Critics have branded Canada’s drug policy experiment in British Columbia (BC) a catastrophic failure.
Opponents say the decision by the federal government to allow the province to decriminalise the possession of certain drugs for “personal use” – such as heroin, fentanyl and cocaine – is causing serious harm.
Under pressure from the police, politicians and the public, BC Premier David Eby has already pledged to ban drug use in public but not in officially sanctioned drug consumption rooms.
Deaths
Writing in The Daily Telegraph, journalist Sarah Green highlighted the devastating effects of the controversial policy on Vancouver, BC’s largest city, which is now in the grip of an opioid epidemic.
She reported: “Last year, the province recorded 2,511 drug-related overdoses, 87 per cent of them down to fentanyl. The death rate in Vancouver itself now stands at 56 per 100,000 people – nearly three times the national average.”

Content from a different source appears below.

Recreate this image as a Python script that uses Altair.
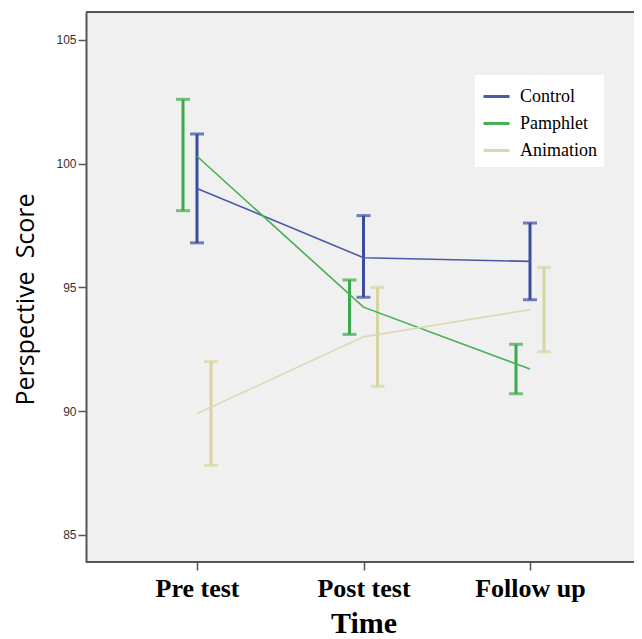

However, she explained that in Vancouver’s Downtown Eastside – home to 5,000 drug users – “the rate is nearly 30 times higher than the rest of the country”.
Walking through the district, Green said it is “profoundly shocking”, with the bodies of drug users lining the streets, some barely breathing. She added: “Discarded needles are everywhere”.
‘A free ride’
Shadow addictions minister Elenore Sturko described decriminalisation as a “dangerous and disastrous” policy failure, causing “increased harm”.
According to Fiona Wilson, Deputy Chief Constable with Vancouver Police, decriminalisation has also presented the police with “a massive challenge”, not least because they no longer have grounds “to approach a person who is publicly using illicit drugs in the absence of any other criminality”.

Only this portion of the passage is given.